Lynn Castle Rose Colored Corner Light (Light In The Attic)
Coming across visually as a prototype Nancy Sinatra about to enter The Valley Of The Dolls, Lynn Castle in the 1960s was an entrancing and beguiling entity. Her debut album finally appears a few years shy of her turning eighty, and it is a tremendous affair, an index of splendid and unrealized possibilities, as stark as it is haunting.
Vocally she sounds like a female Leonard Cohen who's been listening to too much Nina Simone, whose smoke-laced croak she frequently echoes. Her look though uber-girlie doesn't match her sound, and simply serves to enhance the appeal of her beauty and big, big hair. Think Warhol's Candy Darling doing an arch Barbie doll look and you are nearly there. Add Jackie O shades and you have quite simply arrived. Her sole single 'The Lady Barber' is a wonderful piece of autobiographical garage psych that has long found favour amongst collectors of the quality obscura. Produced by Lee Hazlewood and released on his record label in 1967, she sassies her way through the song with a Mae West-like intonation. It isn't camp as such, but it has real energy and verve, and is sexy, slinky and decidedly fresh 'n' fruity.
Quite why this tremendous talent has lain in the doldrums isn't much of a mystery alas. Mss Castle was a bundle of beauty and a whole host of anxiety. Creatively driven but desperately insecure her story is one of subtle self-sabotage, and bad luck. She was indeed a lady barber, at a time when men began growing their hair long, and adept at styling them in the new fashion that most barbers simply couldn't achieve, became a minor legend on the Sunset Strip. In 1967 she was declared 'Shapely Blonde In Blue Jeans Popular Barber In Hollywood' by the Washington Post. Her clients included The Byrds, Del Shannon, Stephen Stills & Sonny & Cher, and she even had a song of hers "Kicking Stones" recorded by The Monkees, whose manes she also tended. Sadly it didn't appear till over twenty years later when it was featured on a rarities collection of theirs.
Lynn Castle rubbed shoulders with everyone. She became friends with a pre-success Phil Spector, managed to sell a song she'd written as a teenager to The Spinners, and when she met Lee Hazlewood her future seemed both bright and secure. She literally wrote her songs in the closet when her kids were in bed, but her shyness limited her ability to present them properly. She was also befriended by Jack Nitzsche who got her talked into recording a demo of twenty songs, ten of which make up the body of this album. It makes the listener long to hear the rest, and when the songs, unadorned, and un-arranged slip by, you can imagine strings, a baroque Fred Neil meets Tim Buckley affair.

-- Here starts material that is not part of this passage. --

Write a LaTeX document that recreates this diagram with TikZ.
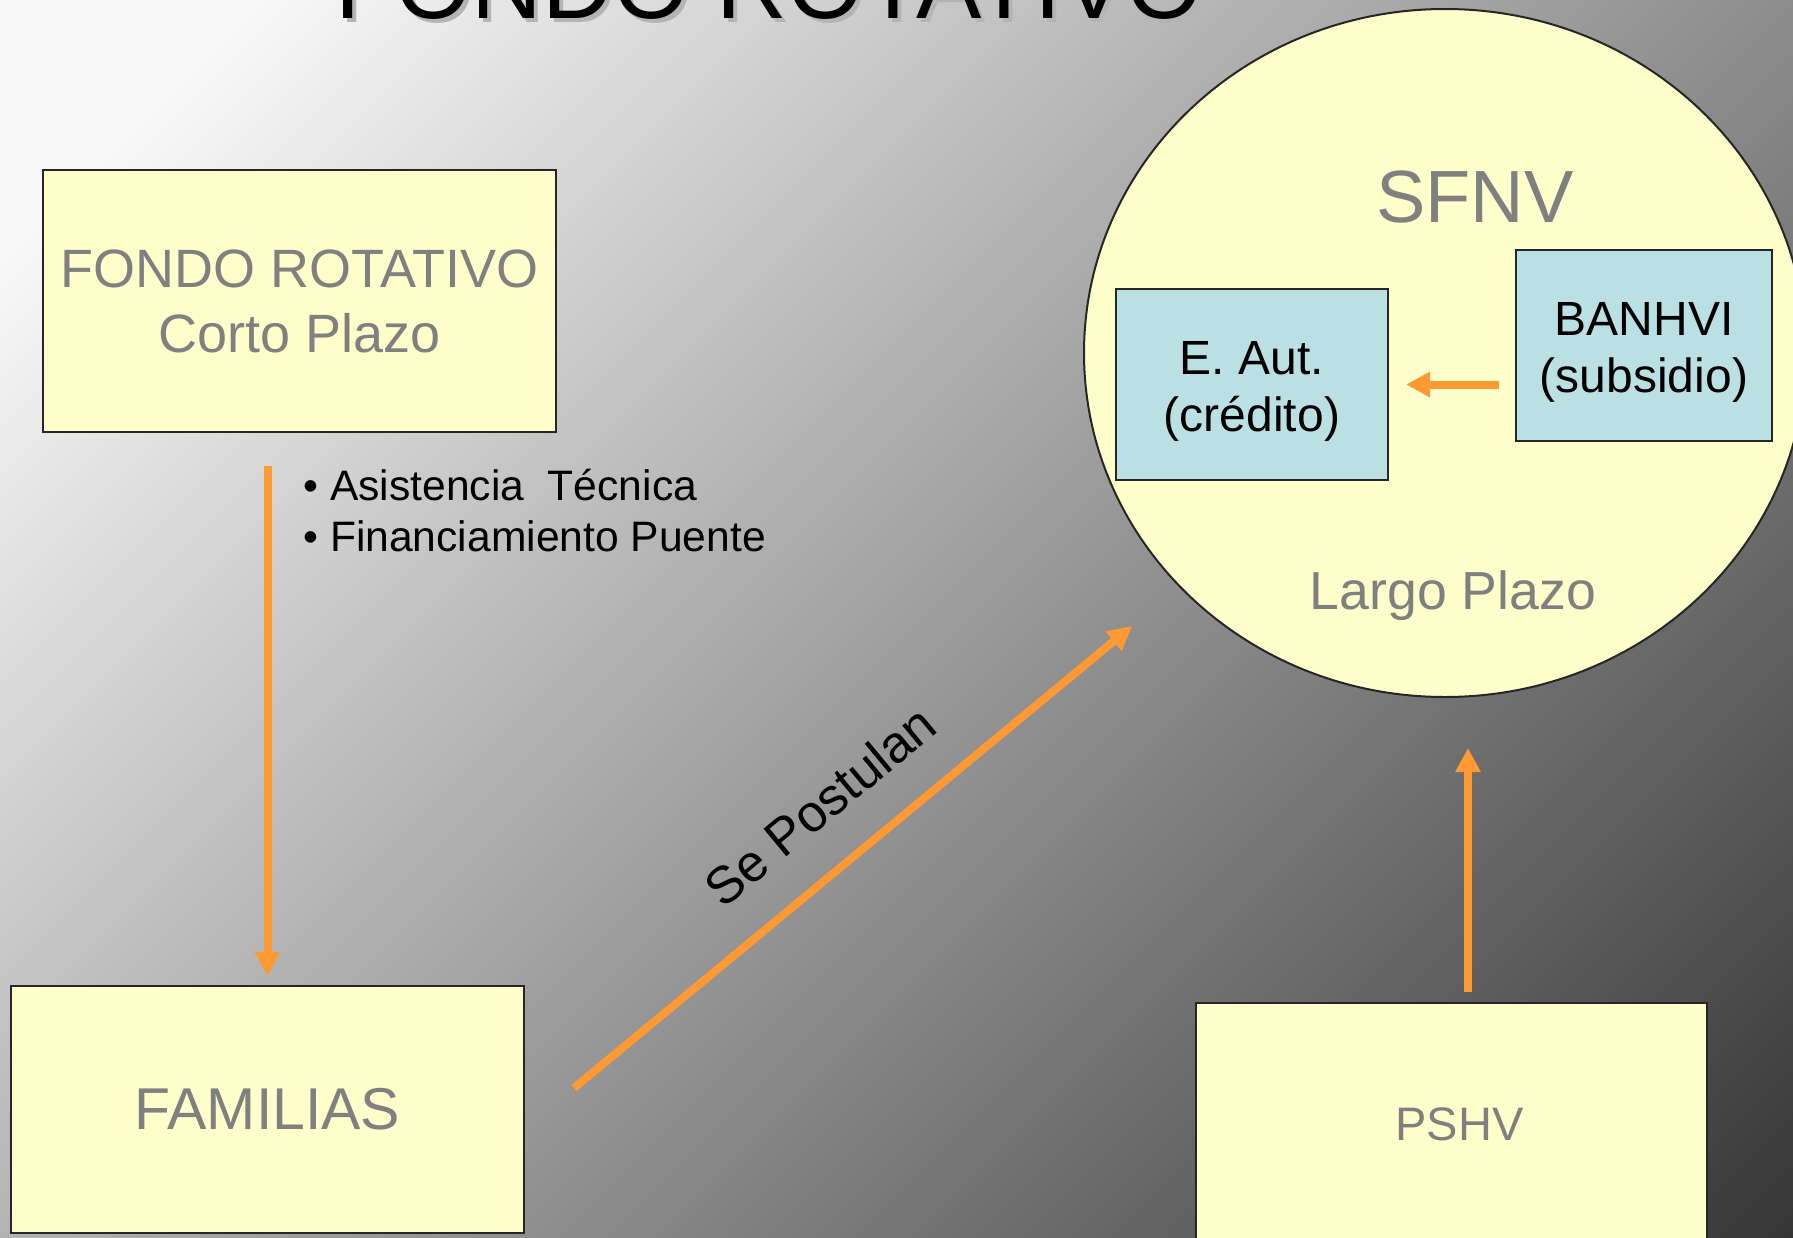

When Lee Hazlewood moved to Sweden, Lynn Castle's brief ascendency dipped and was quickly forgotten. Like a faithful wine maker though, she continued to write and record demos but her day in the spotlight was gone for half a century, and she retreated to her rose colored corner.
Yet this sublime talent had a strangely intuitive belief in her own abilities, and the longevity of her canon. She admits with chilling accuracy. When I was young, making music in the 60's, I had this strange thought that one day I would be this old woman, and young people would come and find me and tell me that my music meant something to them'. That moment has finally arrived, and is much deserved. A reward to the listener who is finally allowed to hear to her songs, and a blessing to their creator who knew of their value all along. Finally her secret is being shared, and rightly so. Subtle, honest and raw Lynn Castle is more than a mere curio, she is the genuine article, but then she always knew that all along, and time has finally and fortunately caught up us with her.